Consider just the example of the 1995 Duma elections, when then-Prime Minister Viktor Chernomyrdin angrily and publicly berated regional governors for not delivering the vote _ and even threatened to engineer the downfall of governors of regions where Our Home Is Russia did worst.

That the Putin team saw the apparatus of government as subordinate to their campaign needs is suggested by the composition of the team itself. According to the OSCE's final report on the March 26 vote, Putin campaign staff included, among many others, three deputy heads of the Kremlin administration; top Interior Ministry officials including the first deputy minister and deputy police chiefs across the nation; top Railways Ministry officials representing all of the country's major railroad routes; and top officials from the tax and agriculture ministries.

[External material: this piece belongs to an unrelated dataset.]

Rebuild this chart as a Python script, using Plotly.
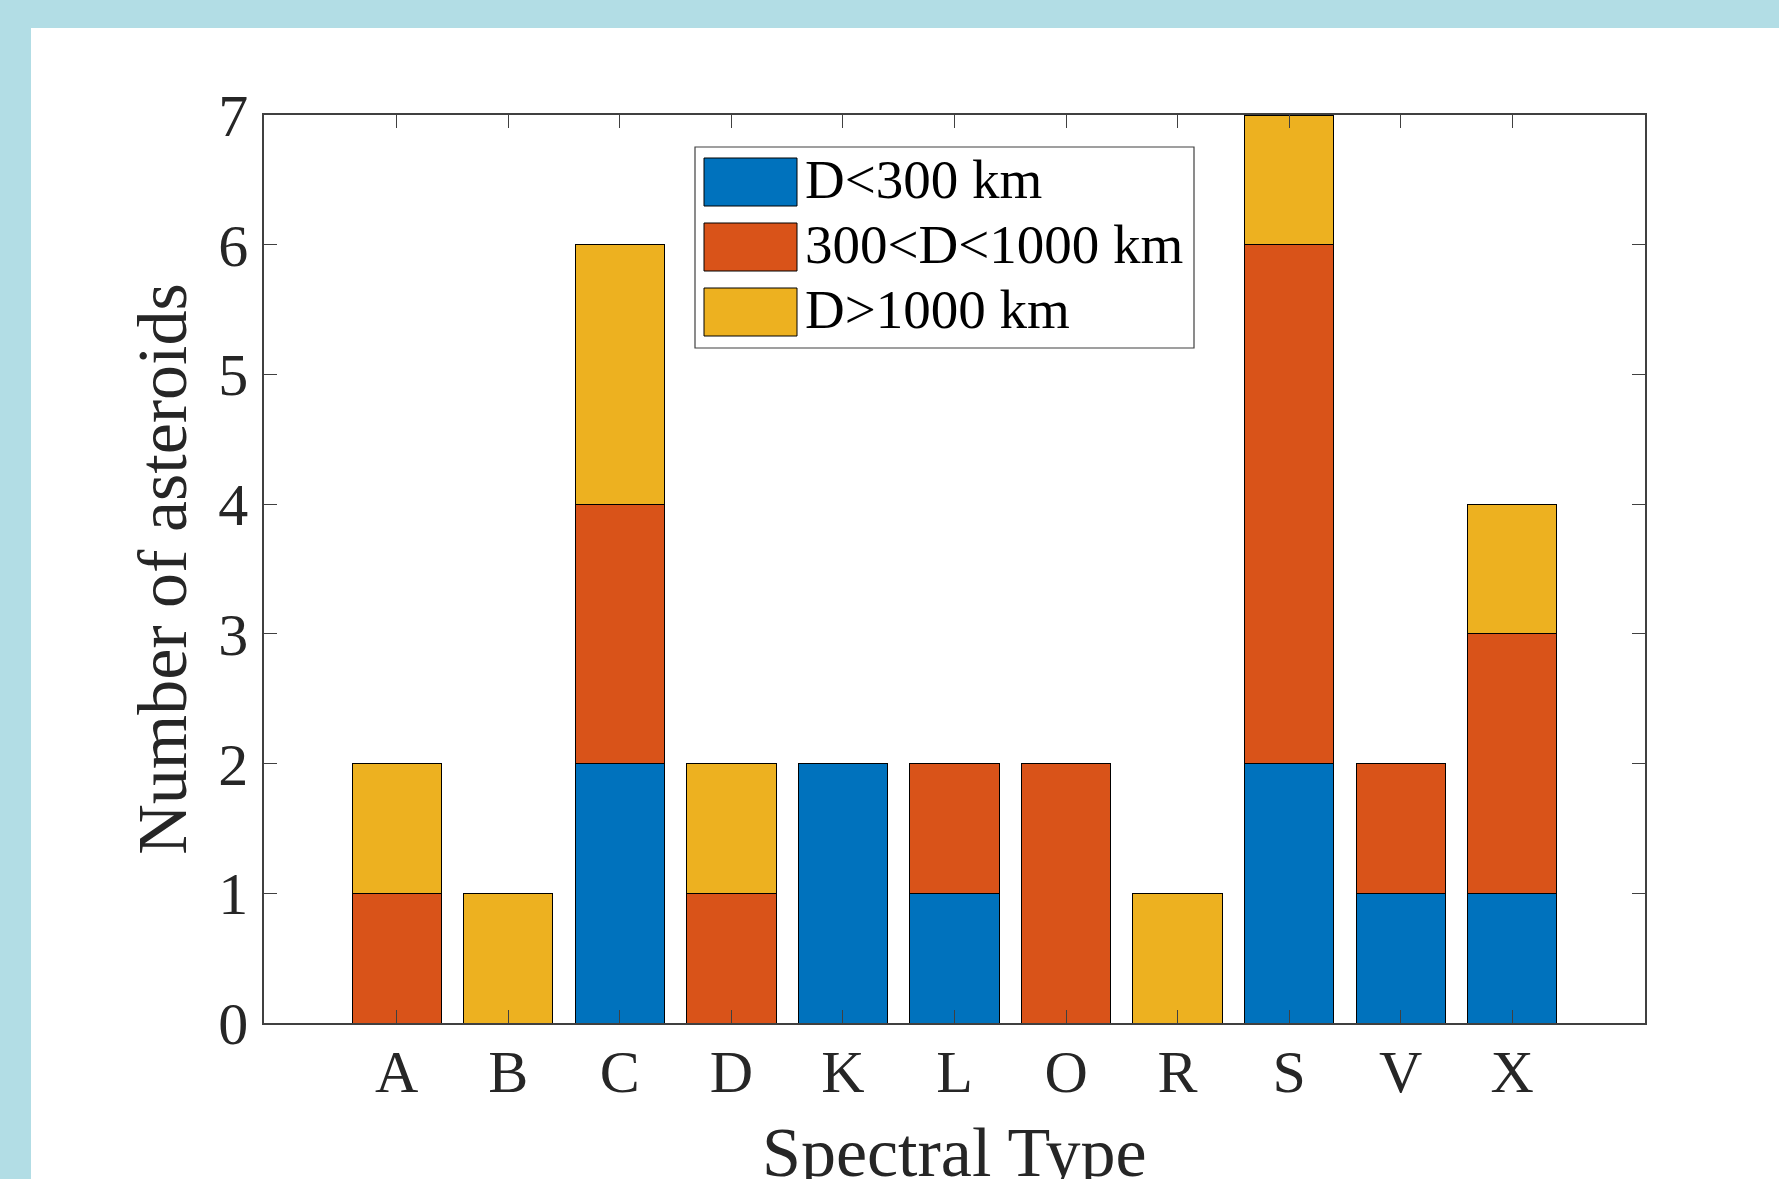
import plotly.graph_objects as go

# ---- data ----
categories = ["A", "B", "C", "D", "K", "L", "O", "R", "S", "V", "X"]
small = [0, 0, 2, 0, 2, 1, 0, 0, 2, 1, 1]        # D<300 km
medium = [1, 0, 2, 1, 0, 1, 2, 0, 4, 1, 2]       # 300<D<1000 km
large = [1, 1, 2, 1, 0, 0, 0, 1, 1, 0, 1]        # D>1000 km
series_names = ["D<300 km", "300<D<1000 km", "D>1000 km"]
series_colors = ["#0072BD", "#D95319", "#EDB120"]
y_ticks = [0, 1, 2, 3, 4, 5, 6, 7]

W, H = 1779, 1179
L, R, T, B = 264, 1645, 115, 1023   # plot area in px
FONT = "Liberation Serif"
TXT = "#262626"
AX = "#404040"


def xp(px):
    return (px - L) / (R - L)


def yp(py):
    return (B - py) / (B - T)


fig = go.Figure()
for name, vals, col in zip(series_names, [small, medium, large], series_colors):
    fig.add_trace(go.Bar(
        x=categories, y=vals, name=name,
        marker=dict(color=col, line=dict(color="black", width=1)),
        showlegend=False,
    ))

shapes = []
# white canvas on blue background
shapes.append(dict(type="rect", xref="paper", yref="paper",
                   x0=xp(31), x1=xp(W + 5), y0=yp(H + 5), y1=yp(28),
                   fillcolor="white", line=dict(width=0), layer="below"))

# manual legend (MATLAB-like large swatches)
shapes.append(dict(type="rect", xref="paper", yref="paper",
                   x0=xp(695), x1=xp(1194), y0=yp(348), y1=yp(147),
                   fillcolor="white", line=dict(color=AX, width=1.2), layer="above"))
annotations = []
row_centers = [182, 247, 312]
for name, col, cy in zip(series_names, series_colors, row_centers):
    shapes.append(dict(type="rect", xref="paper", yref="paper",
                       x0=xp(704), x1=xp(797), y0=yp(cy + 24), y1=yp(cy - 24),
                       fillcolor=col, line=dict(color="black", width=1), layer="above"))
    annotations.append(dict(xref="paper", yref="paper", x=xp(803), y=yp(cy - 3),
                            xanchor="left", yanchor="middle", showarrow=False,
                            text=name, font=dict(family=FONT, size=55, color="black")))

# x-axis title (placed as annotation so it can sit partly below the canvas edge)
annotations.append(dict(xref="paper", yref="paper", x=0.5, y=yp(1152),
                        xanchor="center", yanchor="middle", showarrow=False,
                        text="Spectral Type", font=dict(family=FONT, size=70, color=TXT)))

fig.update_layout(
    width=W, height=H,
    barmode="stack", bargap=0.2,
    paper_bgcolor="#B2DDE5", plot_bgcolor="white",
    margin=dict(l=L, r=W - R, t=T, b=H - B, autoexpand=False),
    shapes=shapes, annotations=annotations,
    showlegend=False,
    font=dict(family=FONT, color=TXT),
)
fig.update_xaxes(
    range=[-1.19, 11.19], showgrid=False, zeroline=False,
    showline=True, linecolor=AX, linewidth=1.5, mirror="ticks",
    ticks="inside", ticklen=13, tickwidth=1.2, tickcolor=AX,
    tickfont=dict(family=FONT, size=60, color=TXT),
    ticklabelstandoff=-5,
    automargin=False,
)
fig.update_yaxes(
    range=[0, 7], tickvals=y_ticks, showgrid=False, zeroline=False,
    showline=True, linecolor=AX, linewidth=1.5, mirror="ticks",
    ticks="inside", ticklen=13, tickwidth=1.2, tickcolor=AX,
    tickfont=dict(family=FONT, size=60, color=TXT),
    ticklabelstandoff=2,
    title=dict(text="Number of asteroids", font=dict(family=FONT, size=70, color=TXT), standoff=9),
    automargin=False,
)

fig.write_html(
    "out.html",
    config={"displayModeBar": False},
    post_script="document.body.style.margin='0';document.body.style.overflow='hidden';",
)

"[OSCE observers] in different regions encountered incidents where campaign materials for the acting president were found in offices of territorial election commissions," the OSCE report says, referring to the unit that oversees 20 to 30 polling stations. "Some territorial commissions acknowledged that they were instructed by the administration to pick up Putin campaign materials for distribution in their areas. Corroborating reports were submitted from territorial commissions as far distant from one another as [Vladivostok] and Kazan.

"In one instance, the chairwoman of a territorial commission acknowledged that one day earlier, she had received her first specific order regarding promoting the acting president's campaign. At that time she had been instructed to pick up campaign literature promoting his candidacy at the same time as she picked up the ballots for her territory."

Elections officials were also apparently bullied into making up results _ whether by adding "dead souls" to their count (see sidebar, page VII) or "correcting" official lower-level results to favor Putin.